To Be Third: A Poem from Ocean Vuong
Have you ever floated away from your body? Grown detached from the movements you make, the words you breathe?
In Ocean Vuong’s poem, “Someday I’ll Love Ocean Vuong,” the speaker isn’t the poet. It’s what professors call, persona poetry. It takes on the voice and tone of someone other than the poet themselves.
In this poem though, maybe the persona is Ocean… and they’re just trying to learn how to love themselves despite the emotional distance.
Here is a link that gives you both the poem in a literary and audio format.
Queer Love—and What It’s Not
In an interview, Ocean describes how the failure of love as a queer person gives a way to success. “In this country, we shame failure. When people fail, we cast them aside,” he says with both tenderness and honesty.

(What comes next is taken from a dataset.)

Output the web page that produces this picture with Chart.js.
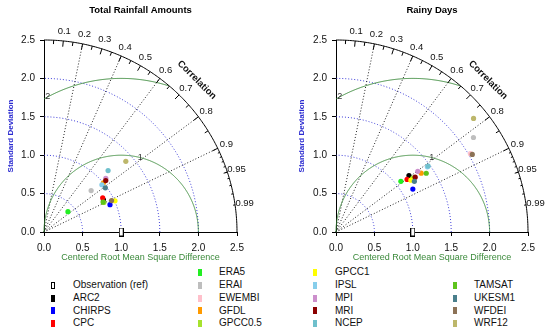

The poem looks at queer desire, specifically failing at queer love. “The most beautiful part of your body / is where it’s headed. & remember, / loneliness is still time spent / with the world,” he writes as both vulnerability and ambition.
I love this poem for so many reasons. In that same interview, Ocean talks about how queer love isn’t given a manual, that “you learn from experience.” Given that this poem reads almost as if the future self of Ocean is writing to his past self, it feels like sending a Dear John; Ocean is being tender and honest and also giving space to how failure has defined him and his body.
Let’s Practice: Detachment in Poetry
This week, let’s practice writing your own Dear John letter-poem. How can you be tender and honest with yourself? What does it mean to accept who you are as you are right now? What is the sensory experience?